Break bad eating habits, not your budget

Wynne Everett

About 42 percent of American kids eat three or more snacks a day, according to a 2002 government study. That’s up from just 11 percent of us who snacked that much in 1977. Researchers also found that most of these snacks were processed and pre-packaged rather than homemade.

Those processed, single-serving snacks are unhealthy for your kids and your budget.

Margo Wootan, director of nutrition policy for the Center for Science in the Public Interest, says our kids are getting too many of their calories from snacks and not eating enough fruits and vegetables. Here are some of her suggestions for improving nutrition and stretching your snack budget.

Differentiate between “snacks” — healthy foods that hold you over until the next meal — and “treats,” which should be limited to special occasions.

Don’t offer snacks to fill time or relieve your kids’ boredom.

Don’t back down. If your kid refuses a new kind of snack, just skip it. “If your kid doesn’t get a snack, big deal. There’s a meal coming soon.”

If you’re going to switch from potato chips, cookies and other popular but pricey foods, be patient. Gradually transition kids to healthier snacks. “If you’ve been feeding your kid potato chips for a snack for years and you suddenly switch to carrots, there is going to be some pushback,” Wootan said.
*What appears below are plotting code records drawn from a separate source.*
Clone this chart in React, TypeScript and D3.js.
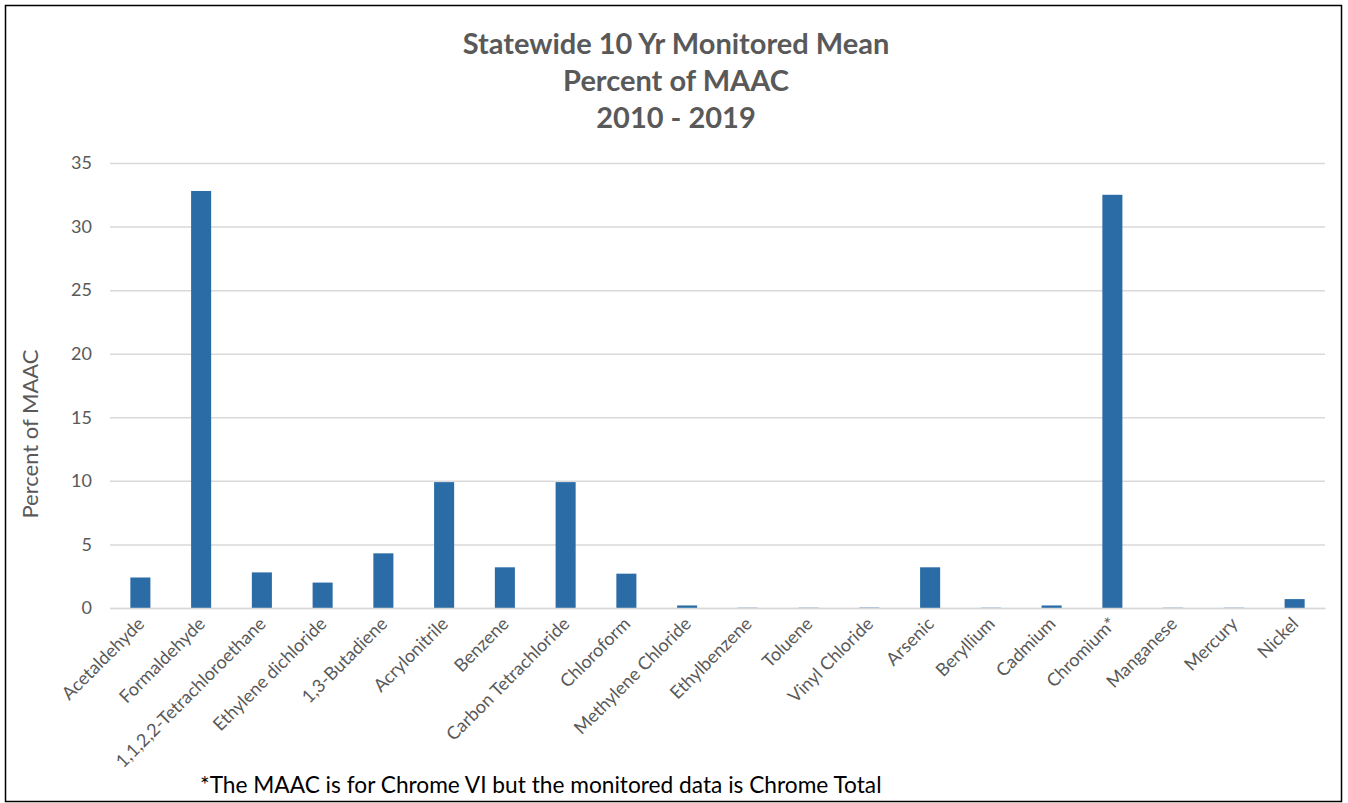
import * as React from 'react';
import * as d3 from 'd3';

const categories = [
  'Acetaldehyde', 'Formaldehyde', '1,1,2,2-Tetrachloroethane', 'Ethylene dichloride', '1,3-Butadiene',
  'Acrylonitrile', 'Benzene', 'Carbon Tetrachloride', 'Chloroform', 'Methylene Chloride',
  'Ethylbenzene', 'Toluene', 'Vinyl Chloride', 'Arsenic', 'Beryllium',
  'Cadmium', 'Chromium*', 'Manganese', 'Mercury', 'Nickel',
];
const percentOfMaac = [
  2.4, 32.8, 2.8, 2.0, 4.3,
  9.9, 3.2, 9.9, 2.7, 0.2,
  0.02, 0.02, 0.03, 3.2, 0.02,
  0.2, 32.5, 0.02, 0.02, 0.7,
];
const yTicks = [0, 5, 10, 15, 20, 25, 30, 35];
const titleLines = ['Statewide 10 Yr Monitored Mean', 'Percent of MAAC', '2010 - 2019'];

const W = 1348, H = 803;
const font = 'Lato, "Open Sans", sans-serif';

export default function App() {
  const svgRef = React.useRef<SVGSVGElement>(null);

  React.useEffect(() => {
    const svg = d3.select(svgRef.current);
    svg.selectAll('*').remove();

    const margin = { top: 163, right: 23, bottom: 195, left: 110 };
    const x = d3.scaleBand().domain(categories).range([margin.left, W - margin.right]).paddingInner(0.67).paddingOuter(0.335);
    const y = d3.scaleLinear().domain([0, 35]).range([H - margin.bottom, margin.top]);

    svg.append('rect')
      .attr('x', 5.5).attr('y', 5.5).attr('width', 1336).attr('height', 796)
      .attr('fill', '#fff').attr('stroke', '#000').attr('stroke-width', 1.5);

    // title
    svg.append('g').selectAll('text').data(titleLines).join('text')
      .attr('x', 676).attr('y', (d, i) => 54 + i * 37)
      .attr('text-anchor', 'middle')
      .attr('font-family', font).attr('font-weight', 'bold').attr('font-size', 29)
      .attr('fill', '#595959')
      .text(d => d);

    // gridlines
    const yAxis = d3.axisLeft(y).tickValues(yTicks).tickSize(-(W - margin.right - margin.left)).tickPadding(18);
    const gy = svg.append('g').attr('transform', `translate(${margin.left},0)`).call(yAxis);
    gy.select('.domain').remove();
    gy.selectAll('.tick line').attr('stroke', '#d9d9d9').attr('stroke-width', 1.5);
    gy.selectAll('.tick text').attr('font-family', font).attr('font-size', 18).attr('fill', '#595959');

    // bars
    svg.append('g').selectAll('rect').data(percentOfMaac).join('rect')
      .attr('x', (d, i) => x(categories[i])!)
      .attr('width', x.bandwidth())
      .attr('y', d => y(d))
      .attr('height', d => y(0) - y(d))
      .attr('fill', '#2b6ca7');

    // x axis
    const xAxis = d3.axisBottom(x).tickSize(0).tickPadding(0);
    const gx = svg.append('g').attr('transform', `translate(0,${y(0)})`).call(xAxis);
    gx.select('.domain').attr('stroke', '#d9d9d9').attr('stroke-width', 1.5);
    gx.selectAll('.tick text')
      .attr('font-family', font).attr('font-size', 18).attr('fill', '#595959')
      .attr('text-anchor', 'end')
      .attr('dy', null)
      .attr('transform', 'translate(5,17) rotate(-45)');

    // y axis title
    svg.append('text')
      .attr('transform', `translate(38,434) rotate(-90)`)
      .attr('text-anchor', 'middle')
      .attr('font-family', font).attr('font-size', 22).attr('fill', '#595959')
      .text('Percent of MAAC');

    // footnote
    svg.append('text')
      .attr('x', 200).attr('y', 793)
      .attr('font-family', font).attr('font-size', 22.7).attr('fill', '#000')
      .text('*The MAAC is for Chrome VI but the monitored data is Chrome Total');
  }, []);

  return (
    <div style={{ position: 'absolute', left: 0, top: 0 }}>
      <svg ref={svgRef} width={W} height={H} style={{ display: 'block' }} />
    </div>
  );
}
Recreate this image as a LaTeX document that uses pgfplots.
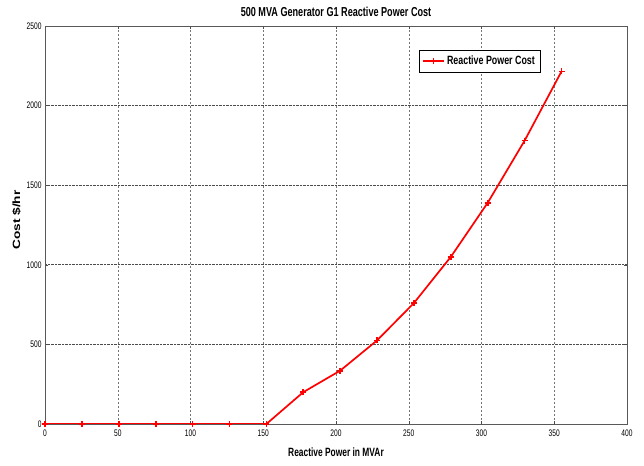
\documentclass[border=0pt]{standalone}
\usepackage{fontspec}
\setmainfont{Liberation Sans}
\newfontfamily\narrowfont[FakeStretch=0.70]{Liberation Sans}
\newfontfamily\legendfont[FakeStretch=0.74]{Liberation Sans}
\newfontfamily\widefont[FakeStretch=1.3]{Liberation Sans}
\usepackage{pgfplots}
\pgfplotsset{compat=1.18}

\pgfplotstableread{
q cost
0      0
25.36  0
50.71  0
76.07  0
101.43 0
126.79 0
152.14 0
177.50 200
202.86 335
228.21 525
253.57 760
278.93 1050
304.29 1390
329.64 1780
355.00 2215
}\costdata

\begin{document}
\begin{tikzpicture}
\begin{axis}[
  at={(0,0)}, anchor=south west,
  scale only axis,
  width=582pt, height=398pt,
  xmin=0, xmax=400, ymin=0, ymax=2500,
  xtick={0,50,...,400},
  ytick={0,500,...,2500},
  tick align=inside,
  major tick length=3pt,
  tick style={black!70, line width=0.4pt},
  axis line style={black!65, line width=0.7pt},
  xmajorgrids, ymajorgrids,
  x grid style={black!55, dash pattern=on 2pt off 2pt, line width=0.5pt},
  y grid style={black!70, densely dotted, line width=0.6pt},
  ticklabel style={font=\narrowfont\fontsize{9.5}{10}\selectfont},
  xticklabel style={yshift=-2pt},
  /pgf/number format/assume math mode=true,
  /pgf/number format/1000 sep={},
  xlabel={\narrowfont\bfseries\fontsize{12}{14}\selectfont Reactive Power in MVAr},
  ylabel={\widefont\bfseries\fontsize{10.5}{12}\selectfont Cost \$/hr},
  xlabel style={at={(rel axis cs:0.5,0)}, anchor=base, yshift=-32pt},
  ylabel style={xshift=5pt, yshift=-1pt},
  title={\narrowfont\bfseries\fontsize{13}{15}\selectfont 500 MVA Generator G1 Reactive Power Cost},
  title style={at={(rel axis cs:0.5,1)}, anchor=base, yshift=3pt},
  legend style={at={(rel axis cs:0.642,0.94)}, anchor=north west,
    draw=black, line width=0.7pt, inner xsep=3pt, inner ysep=4pt,
    font=\legendfont\bfseries\fontsize{12}{14}\selectfont},
  legend cell align=left,
  legend image code/.code={
    \draw[draw=red, line width=1.7pt] (0cm,0cm) -- (0.75cm,0cm);
    \draw[draw=red, line width=1.7pt] (0.375cm,-3pt) -- (0.375cm,3pt);
  },
]
\addplot[red, line width=1.7pt, mark=+, mark size=3pt,
  mark options={line width=1.7pt}] table[x=q, y=cost] {\costdata};
\addlegendentry{Reactive Power Cost}
\end{axis}
\pgfresetboundingbox
\path (-45pt,-41pt) rectangle (599pt,424pt);
\end{tikzpicture}
\end{document}
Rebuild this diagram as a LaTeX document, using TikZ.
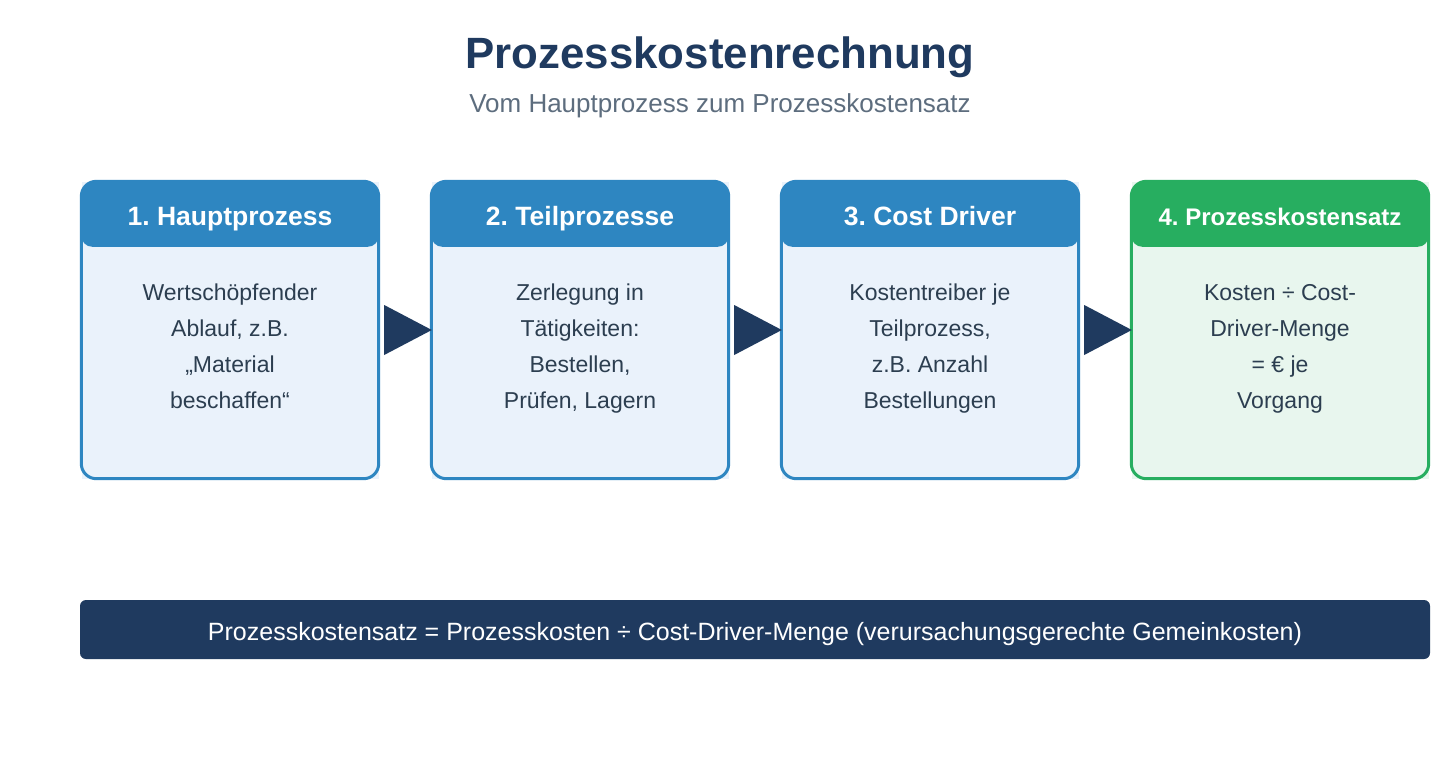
\documentclass[tikz,border=0pt]{standalone}
\usepackage{fontspec}
\setmainfont{Liberation Sans}
\usetikzlibrary{calc,positioning}
\frenchspacing

\definecolor{navy}{HTML}{1F3A5F}
\definecolor{stepblue}{HTML}{2E86C1}
\definecolor{stepbluebg}{HTML}{EAF2FB}
\definecolor{stepgreen}{HTML}{27AE60}
\definecolor{stepgreenbg}{HTML}{E8F6EE}
\definecolor{bodytext}{HTML}{2C3E50}
\definecolor{subgray}{HTML}{5D6D7E}

\begin{document}
\begin{tikzpicture}[x=1pt,y=-1pt,
    card/.style={rectangle,minimum width=297pt,minimum height=297pt,inner sep=0pt},
    headtext/.style={anchor=base,text=white,font=\fontsize{26.5}{30}\selectfont\bfseries},
    bodytxt/.style={anchor=north,inner sep=0pt,align=center,text=bodytext,font=\fontsize{23}{36}\selectfont},
    edge/.style={line width=3pt,rounded corners=15pt}]
        \fill[white] (0,0) rectangle (1440,760);
        \useasboundingbox (0,0) rectangle (1440,760);

        \node[anchor=base,text=navy,font=\fontsize{43.8}{48}\selectfont\bfseries] (title) at (720,69) {Prozesskostenrechnung};
        \node[anchor=base,text=subgray,font=\fontsize{26}{30}\selectfont] (subtitle) at (720,112) {Vom Hauptprozess zum Prozesskostensatz};

        \foreach \i/\x/\col in {1/230/stepblue,2/580/stepblue,3/930/stepblue,4/1280/stepgreen} {
          \node[card,fill=\col bg] (c\i) at (\x,330) {};
          \begin{scope}
            \clip[rounded corners=15pt] (c\i.north west) rectangle (c\i.south east);
            \fill[\col,rounded corners=11pt] ($(c\i.north west)+(0,-20)$) rectangle ($(c\i.north east)+(0,65.5)$);
          \end{scope}
          \draw[edge,\col] (c\i.north west) rectangle (c\i.south east);
        }

        \node[headtext] (h1) at (230,225) {1. Hauptprozess};
        \node[headtext] (h2) at (580,225) {2. Teilprozesse};
        \node[headtext] (h3) at (930,225) {3. Cost Driver};
        \node[headtext,font=\fontsize{24}{28}\selectfont\bfseries] (h4) at (1280,225) {4. Prozesskostensatz};

        \node[bodytxt] (t1) at (230,274.8) {\strut Wertschöpfender\\Ablauf, z.B.\\„Material\\beschaffen“};
        \node[bodytxt] (t2) at (580,274.8) {\strut Zerlegung in\\Tätigkeiten:\\Bestellen,\\Prüfen, Lagern};
        \node[bodytxt] (t3) at (930,274.8) {\strut Kostentreiber je\\Teilprozess,\\z.B. Anzahl\\Bestellungen};
        \node[bodytxt] (t4) at (1280,274.8) {\strut Kosten ÷ Cost-\\Driver-Menge\\= € je\\Vorgang};

        \foreach \i/\j in {1/2,2/3,3/4} {
          \fill[navy] ($(c\i.east)+(5.5,-25)$) -- ($(c\i.east)+(5.5,25)$) -- ($(c\j.west)+(0.5,0)$) -- cycle;
        }

        \node[rectangle,fill=navy,rounded corners=6pt,minimum width=1350pt,minimum height=59pt,inner sep=0pt] (bar) at (755,629.5) {};
        \node[anchor=base,text=white,font=\fontsize{25}{30}\selectfont] (formula) at ($(bar.center)+(0,10.5)$) {Prozesskostensatz = Prozesskosten ÷ Cost-Driver-Menge (verursachungsgerechte Gemeinkosten)};
\end{tikzpicture}
\end{document}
Canned fruit is just as nutritious as fresh and can often be bought in bulk at a discount. Look for peaches, Mandarin oranges and pineapple in natural juice or light syrup. You can package single servings in your own Tupperware for kids to grab out of their lunch boxes or the fridge.

On the right trail

Instead of pre-packaged snack mixes, try making your own trail mix from family-sized (read: less expensive) packages of dry cereals, dried fruits and nuts. Small resealable bags or reusable containers can give each child his or her own serving of the tasty treat. Look for low-fat granola, whole-grain cereals, peanuts, cashews, almonds, sunflower seeds, pumpkin seeds and dried fruits like raisins, apricots, apples, pineapple or cranberries. This mixture will keep for a week or more in a sealed container: One medium bag of plain M&Ms, 8 ounces of dried cranberries or raisins, 9 to 10 ounces of whole cashews or peanuts.